# WHAT TO WORK ON:
Exactly and only the lines from the first entry through the line with "(0,0) rectangle (1129,663);" should be copied, both ends included, with no pictures.

═════ SUPPLIED MATERIAL

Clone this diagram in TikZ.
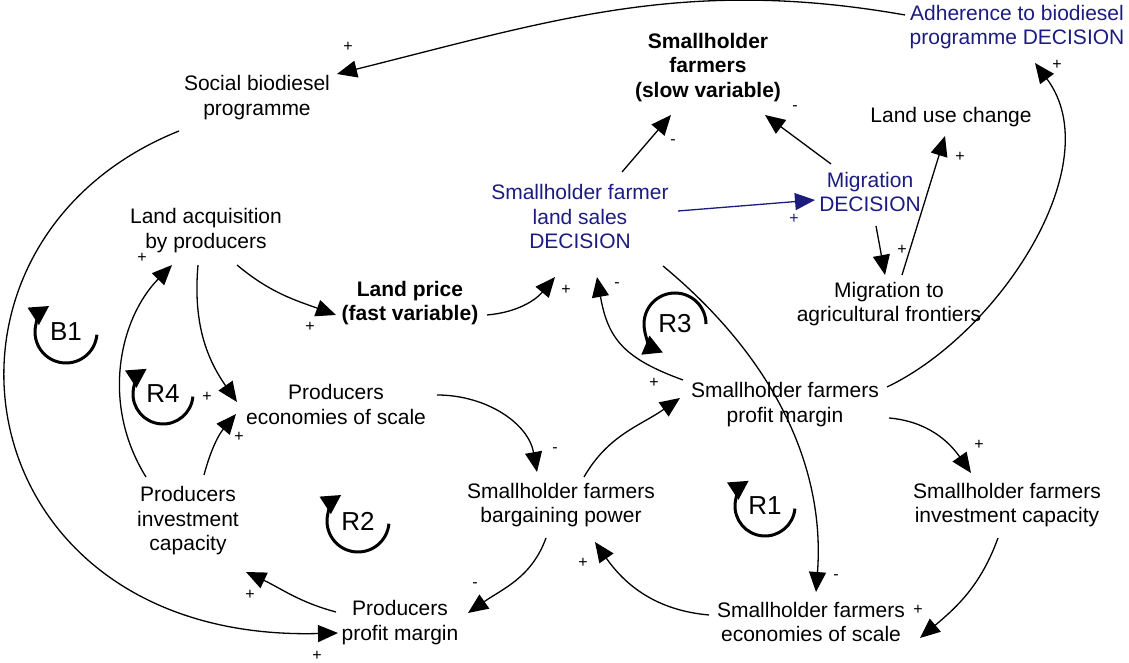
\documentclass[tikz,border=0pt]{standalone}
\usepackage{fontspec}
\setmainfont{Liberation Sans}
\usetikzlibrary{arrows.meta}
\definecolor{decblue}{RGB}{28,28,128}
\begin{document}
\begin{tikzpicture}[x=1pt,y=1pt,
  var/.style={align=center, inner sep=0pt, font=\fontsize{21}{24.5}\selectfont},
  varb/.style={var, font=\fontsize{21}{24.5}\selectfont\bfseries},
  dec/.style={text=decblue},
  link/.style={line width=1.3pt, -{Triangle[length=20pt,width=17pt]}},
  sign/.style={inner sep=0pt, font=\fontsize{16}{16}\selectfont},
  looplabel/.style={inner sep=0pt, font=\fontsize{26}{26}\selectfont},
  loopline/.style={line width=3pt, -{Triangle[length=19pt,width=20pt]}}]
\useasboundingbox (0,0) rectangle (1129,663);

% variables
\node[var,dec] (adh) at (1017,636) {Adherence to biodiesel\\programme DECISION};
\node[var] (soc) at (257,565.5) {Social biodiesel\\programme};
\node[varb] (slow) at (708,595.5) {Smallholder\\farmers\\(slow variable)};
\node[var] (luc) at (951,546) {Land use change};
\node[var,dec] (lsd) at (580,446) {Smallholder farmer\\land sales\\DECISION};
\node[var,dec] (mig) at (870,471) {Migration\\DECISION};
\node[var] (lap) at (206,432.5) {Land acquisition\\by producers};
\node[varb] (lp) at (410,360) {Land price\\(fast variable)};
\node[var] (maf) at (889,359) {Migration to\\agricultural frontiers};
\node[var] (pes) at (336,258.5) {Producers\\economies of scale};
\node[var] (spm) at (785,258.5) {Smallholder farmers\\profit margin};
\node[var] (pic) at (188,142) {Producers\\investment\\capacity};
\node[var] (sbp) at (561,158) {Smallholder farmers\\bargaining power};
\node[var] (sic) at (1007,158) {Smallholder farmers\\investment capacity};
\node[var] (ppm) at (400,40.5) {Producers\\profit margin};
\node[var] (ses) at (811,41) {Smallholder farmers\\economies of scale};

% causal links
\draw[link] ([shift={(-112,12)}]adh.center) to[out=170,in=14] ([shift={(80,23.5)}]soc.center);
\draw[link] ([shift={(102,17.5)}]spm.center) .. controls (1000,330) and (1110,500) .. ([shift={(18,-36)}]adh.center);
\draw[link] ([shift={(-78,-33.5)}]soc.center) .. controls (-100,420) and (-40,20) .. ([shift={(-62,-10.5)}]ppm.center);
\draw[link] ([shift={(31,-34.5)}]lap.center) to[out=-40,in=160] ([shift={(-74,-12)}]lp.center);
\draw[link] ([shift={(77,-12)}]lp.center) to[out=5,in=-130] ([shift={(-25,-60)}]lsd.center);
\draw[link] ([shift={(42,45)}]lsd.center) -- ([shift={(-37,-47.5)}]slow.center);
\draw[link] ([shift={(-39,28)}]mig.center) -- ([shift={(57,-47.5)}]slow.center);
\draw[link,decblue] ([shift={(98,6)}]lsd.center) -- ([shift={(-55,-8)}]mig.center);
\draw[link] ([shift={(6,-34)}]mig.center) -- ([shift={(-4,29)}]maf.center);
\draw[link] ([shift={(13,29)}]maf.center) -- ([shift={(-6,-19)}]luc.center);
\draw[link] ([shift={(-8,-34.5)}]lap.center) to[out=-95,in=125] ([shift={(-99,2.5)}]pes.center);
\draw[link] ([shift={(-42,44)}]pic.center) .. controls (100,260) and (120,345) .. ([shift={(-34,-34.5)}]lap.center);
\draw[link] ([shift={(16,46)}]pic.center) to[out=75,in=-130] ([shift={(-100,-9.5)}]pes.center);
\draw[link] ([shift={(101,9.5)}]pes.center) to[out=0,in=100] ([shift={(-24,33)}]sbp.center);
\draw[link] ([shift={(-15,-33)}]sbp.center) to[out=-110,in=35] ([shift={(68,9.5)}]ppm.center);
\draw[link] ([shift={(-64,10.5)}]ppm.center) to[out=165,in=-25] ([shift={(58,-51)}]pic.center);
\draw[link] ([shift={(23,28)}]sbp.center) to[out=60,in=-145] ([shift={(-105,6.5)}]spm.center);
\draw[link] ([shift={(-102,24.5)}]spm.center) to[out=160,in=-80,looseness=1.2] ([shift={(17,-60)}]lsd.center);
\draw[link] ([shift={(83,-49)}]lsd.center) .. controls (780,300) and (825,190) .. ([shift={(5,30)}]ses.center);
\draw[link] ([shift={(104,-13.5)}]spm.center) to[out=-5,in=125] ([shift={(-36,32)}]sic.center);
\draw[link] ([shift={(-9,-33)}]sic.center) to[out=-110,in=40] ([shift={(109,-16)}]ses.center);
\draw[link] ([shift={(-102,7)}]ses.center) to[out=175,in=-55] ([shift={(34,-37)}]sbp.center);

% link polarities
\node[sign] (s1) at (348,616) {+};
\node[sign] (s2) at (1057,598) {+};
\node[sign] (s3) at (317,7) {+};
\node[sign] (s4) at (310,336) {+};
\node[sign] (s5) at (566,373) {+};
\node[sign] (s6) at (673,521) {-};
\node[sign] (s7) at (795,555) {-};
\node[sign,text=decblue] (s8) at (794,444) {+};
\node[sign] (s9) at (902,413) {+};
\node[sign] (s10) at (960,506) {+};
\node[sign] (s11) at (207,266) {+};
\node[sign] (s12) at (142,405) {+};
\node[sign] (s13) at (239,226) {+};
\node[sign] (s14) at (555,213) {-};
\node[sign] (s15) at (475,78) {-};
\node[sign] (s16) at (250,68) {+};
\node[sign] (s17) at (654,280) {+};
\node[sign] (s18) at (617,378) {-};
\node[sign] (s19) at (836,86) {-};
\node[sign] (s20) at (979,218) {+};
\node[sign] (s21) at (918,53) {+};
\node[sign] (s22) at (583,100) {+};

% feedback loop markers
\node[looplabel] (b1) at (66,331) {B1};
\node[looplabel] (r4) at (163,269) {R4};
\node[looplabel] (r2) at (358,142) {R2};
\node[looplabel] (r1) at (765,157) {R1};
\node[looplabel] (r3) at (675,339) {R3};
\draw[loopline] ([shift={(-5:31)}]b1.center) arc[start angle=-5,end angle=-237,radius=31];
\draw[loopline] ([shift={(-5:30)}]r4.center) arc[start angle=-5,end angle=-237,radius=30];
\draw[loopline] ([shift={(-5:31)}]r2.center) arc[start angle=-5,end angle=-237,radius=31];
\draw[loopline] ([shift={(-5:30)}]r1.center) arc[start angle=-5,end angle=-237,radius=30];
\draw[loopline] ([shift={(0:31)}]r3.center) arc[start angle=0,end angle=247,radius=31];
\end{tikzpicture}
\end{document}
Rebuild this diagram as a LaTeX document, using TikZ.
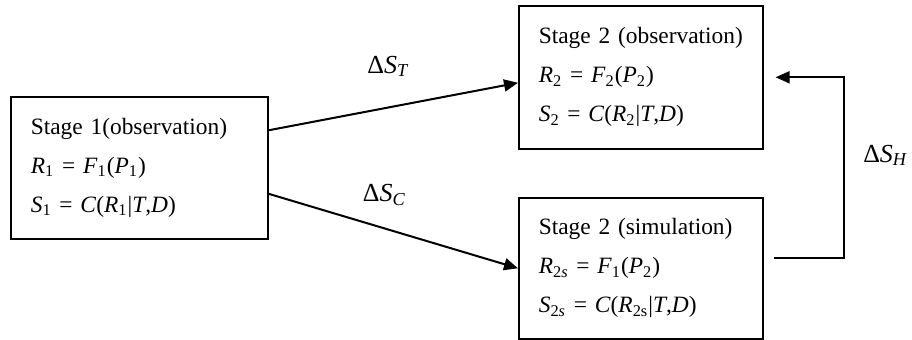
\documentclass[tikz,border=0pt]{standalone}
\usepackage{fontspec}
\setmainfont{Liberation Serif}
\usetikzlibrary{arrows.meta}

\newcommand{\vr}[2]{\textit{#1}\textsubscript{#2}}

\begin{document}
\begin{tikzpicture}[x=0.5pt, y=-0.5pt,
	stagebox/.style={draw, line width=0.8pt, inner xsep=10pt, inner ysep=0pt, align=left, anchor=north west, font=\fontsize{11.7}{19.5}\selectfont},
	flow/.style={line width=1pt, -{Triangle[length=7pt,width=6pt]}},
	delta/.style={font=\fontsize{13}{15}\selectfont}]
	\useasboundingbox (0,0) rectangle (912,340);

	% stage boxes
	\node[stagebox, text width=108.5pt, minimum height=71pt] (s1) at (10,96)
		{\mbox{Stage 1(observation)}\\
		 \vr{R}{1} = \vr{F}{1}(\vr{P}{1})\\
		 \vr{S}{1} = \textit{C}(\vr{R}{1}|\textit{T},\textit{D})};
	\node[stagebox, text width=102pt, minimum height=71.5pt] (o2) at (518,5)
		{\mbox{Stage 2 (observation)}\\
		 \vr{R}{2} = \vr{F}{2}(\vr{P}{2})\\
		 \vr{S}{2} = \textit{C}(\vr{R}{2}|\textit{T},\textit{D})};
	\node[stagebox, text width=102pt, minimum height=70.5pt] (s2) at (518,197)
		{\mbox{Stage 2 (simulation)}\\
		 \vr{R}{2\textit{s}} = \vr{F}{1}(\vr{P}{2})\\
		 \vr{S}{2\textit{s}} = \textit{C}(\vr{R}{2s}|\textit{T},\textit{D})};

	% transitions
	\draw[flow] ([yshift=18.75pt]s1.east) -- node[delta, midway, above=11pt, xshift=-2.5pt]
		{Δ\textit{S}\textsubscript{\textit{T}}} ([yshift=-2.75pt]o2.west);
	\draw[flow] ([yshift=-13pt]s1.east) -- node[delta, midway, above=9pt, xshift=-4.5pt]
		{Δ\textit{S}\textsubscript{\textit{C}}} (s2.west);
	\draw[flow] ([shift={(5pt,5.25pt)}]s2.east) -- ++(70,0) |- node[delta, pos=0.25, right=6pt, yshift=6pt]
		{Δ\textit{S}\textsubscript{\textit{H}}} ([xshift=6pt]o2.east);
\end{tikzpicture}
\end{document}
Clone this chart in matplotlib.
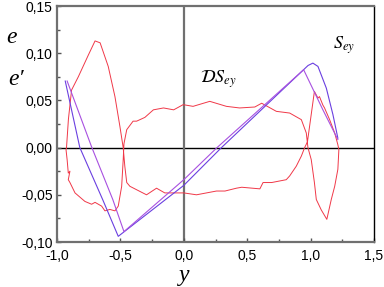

══════════

# ANSWER TO THE TASK:
Clone this diagram in TikZ.
\documentclass[tikz,border=0pt]{standalone}
\usepackage{fontspec}
\setmainfont{Liberation Sans}
\usetikzlibrary{arrows.meta}
\definecolor{decblue}{RGB}{28,28,128}
\begin{document}
\begin{tikzpicture}[x=1pt,y=1pt,
  var/.style={align=center, inner sep=0pt, font=\fontsize{21}{24.5}\selectfont},
  varb/.style={var, font=\fontsize{21}{24.5}\selectfont\bfseries},
  dec/.style={text=decblue},
  link/.style={line width=1.3pt, -{Triangle[length=20pt,width=17pt]}},
  sign/.style={inner sep=0pt, font=\fontsize{16}{16}\selectfont},
  looplabel/.style={inner sep=0pt, font=\fontsize{26}{26}\selectfont},
  loopline/.style={line width=3pt, -{Triangle[length=19pt,width=20pt]}}]
\useasboundingbox (0,0) rectangle (1129,663);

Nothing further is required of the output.